De todas as “grandes tribulações” clássicas, a Morte, a Guerra, a Fome e a Peste, neste dia 1 de Novembro de 2024, quando se fala com banalidade de uma possível WWIII, pensemos nas guerras que estão a decorrer e que vão estigmatizar todas as populações afectadas. Um milhão de mortos na Ucrânia (50* o número de vítimas do terramoto de 1755) e 40.000 mortos na Palestina (talvez o dobro do terramoto).
O Sebastião aproveitou-se do terramoto para enriquecer, como energúmeno que era. Diferente, porém são as catástrofes que resultam da ação deliberada e premeditada de líderes gananciosos e sem escrúpulos que desencadeiam guerras para enriquecer à custa de milhões de vidas humanas.

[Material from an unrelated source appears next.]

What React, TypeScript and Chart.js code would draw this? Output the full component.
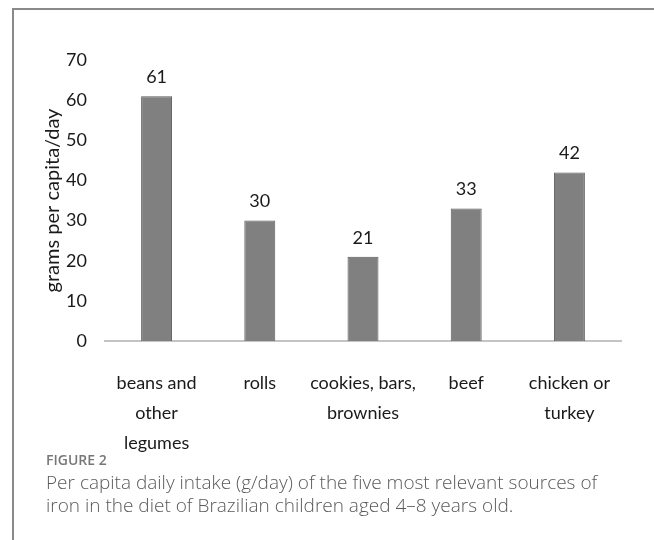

Camilo Castelo Branco apelidou o Sebastião de “Nero da Trafaria” pelo massacre que perpetrou na Trafaria, em 23 de Fevereiro de 1777, onde morreram incineradas cerca de 5000 pessoas. Atravessamos, porém, uma época em que as vítimas dos gangues que se apoderaram dos governos se contam por milhões e não milhares.
Neste aniversário de um evento que marcou gerações de portugueses, pensemos em superar o estigma das catástrofes naturais e a desgovernação dos “ditadores iluminados” e condenemos com veemência as catástrofes que podem ser evitadas pela via diplomática.
O desastre de Lisboa pode servir de lição e, por ser bem real, tem mais relevância do que qualquer disciplina de cidadania.